§ **Stored data**:
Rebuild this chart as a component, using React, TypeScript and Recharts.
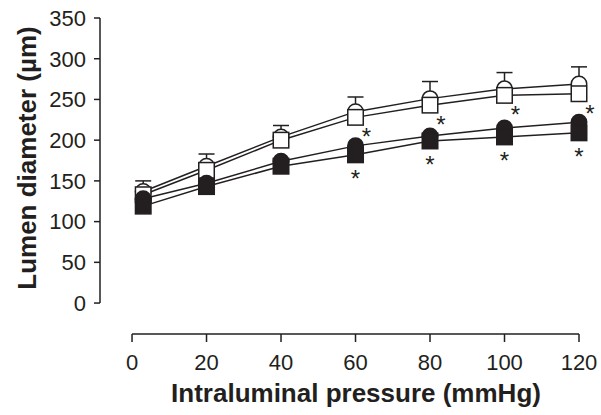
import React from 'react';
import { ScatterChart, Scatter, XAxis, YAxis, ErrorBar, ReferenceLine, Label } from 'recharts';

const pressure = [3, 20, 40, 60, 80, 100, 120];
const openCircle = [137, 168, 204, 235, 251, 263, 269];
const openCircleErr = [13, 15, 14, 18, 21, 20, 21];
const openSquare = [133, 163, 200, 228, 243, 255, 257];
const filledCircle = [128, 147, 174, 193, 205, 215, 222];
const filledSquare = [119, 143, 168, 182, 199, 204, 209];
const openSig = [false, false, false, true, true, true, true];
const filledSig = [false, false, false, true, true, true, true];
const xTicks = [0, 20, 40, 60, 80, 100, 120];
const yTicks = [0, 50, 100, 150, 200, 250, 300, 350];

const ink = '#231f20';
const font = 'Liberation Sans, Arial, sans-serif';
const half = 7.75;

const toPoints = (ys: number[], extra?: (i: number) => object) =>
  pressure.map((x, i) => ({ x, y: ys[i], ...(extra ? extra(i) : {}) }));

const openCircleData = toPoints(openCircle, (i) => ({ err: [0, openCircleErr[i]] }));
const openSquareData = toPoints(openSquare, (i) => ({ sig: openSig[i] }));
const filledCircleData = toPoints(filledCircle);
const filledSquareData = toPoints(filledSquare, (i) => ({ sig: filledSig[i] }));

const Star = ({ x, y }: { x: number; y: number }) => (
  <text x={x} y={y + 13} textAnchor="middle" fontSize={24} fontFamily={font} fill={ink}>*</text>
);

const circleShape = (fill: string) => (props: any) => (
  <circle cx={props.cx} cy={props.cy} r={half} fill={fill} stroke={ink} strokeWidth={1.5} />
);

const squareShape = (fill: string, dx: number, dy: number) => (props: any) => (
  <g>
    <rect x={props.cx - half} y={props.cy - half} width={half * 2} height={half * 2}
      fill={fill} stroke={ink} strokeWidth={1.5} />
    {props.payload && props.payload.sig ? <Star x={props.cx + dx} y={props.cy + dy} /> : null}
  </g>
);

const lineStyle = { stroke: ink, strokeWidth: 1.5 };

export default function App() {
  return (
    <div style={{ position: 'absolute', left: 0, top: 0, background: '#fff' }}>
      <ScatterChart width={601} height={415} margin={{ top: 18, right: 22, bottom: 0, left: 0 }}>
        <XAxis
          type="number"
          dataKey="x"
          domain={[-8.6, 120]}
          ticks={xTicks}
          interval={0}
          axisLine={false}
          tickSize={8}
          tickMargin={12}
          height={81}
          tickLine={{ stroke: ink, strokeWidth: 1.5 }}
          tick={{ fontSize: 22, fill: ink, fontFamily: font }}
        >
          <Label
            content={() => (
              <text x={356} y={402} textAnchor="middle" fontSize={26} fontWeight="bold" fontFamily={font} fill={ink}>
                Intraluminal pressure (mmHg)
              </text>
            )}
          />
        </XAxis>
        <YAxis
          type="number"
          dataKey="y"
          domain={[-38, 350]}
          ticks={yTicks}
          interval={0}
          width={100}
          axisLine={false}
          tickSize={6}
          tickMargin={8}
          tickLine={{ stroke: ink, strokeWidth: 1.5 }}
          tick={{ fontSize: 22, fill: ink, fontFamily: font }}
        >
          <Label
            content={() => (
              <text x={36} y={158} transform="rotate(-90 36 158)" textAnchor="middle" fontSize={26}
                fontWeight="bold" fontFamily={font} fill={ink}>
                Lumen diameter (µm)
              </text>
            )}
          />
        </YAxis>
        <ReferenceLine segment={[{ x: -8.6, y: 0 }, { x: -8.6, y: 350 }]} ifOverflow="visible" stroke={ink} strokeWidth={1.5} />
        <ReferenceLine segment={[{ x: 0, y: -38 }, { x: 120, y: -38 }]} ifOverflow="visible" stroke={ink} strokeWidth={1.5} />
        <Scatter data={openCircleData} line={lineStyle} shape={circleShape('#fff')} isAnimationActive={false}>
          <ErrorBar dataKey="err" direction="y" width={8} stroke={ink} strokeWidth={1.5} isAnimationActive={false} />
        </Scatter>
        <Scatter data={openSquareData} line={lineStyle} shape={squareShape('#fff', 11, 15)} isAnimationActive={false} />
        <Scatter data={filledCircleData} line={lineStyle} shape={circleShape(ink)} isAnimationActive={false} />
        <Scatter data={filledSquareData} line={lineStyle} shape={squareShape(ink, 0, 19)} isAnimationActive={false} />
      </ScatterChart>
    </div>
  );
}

§ **What is asked**: Restate each line from the start of the listing through the line bearing "ErrorBar, ReferenceLine, Label" word for word. Drop the pictures.

§ **Answer below**:
Rebuild this chart as a component, using React, TypeScript and Recharts.
import React from 'react';
import { ScatterChart, Scatter, XAxis, YAxis, ErrorBar, ReferenceLine, Label } from 'recharts';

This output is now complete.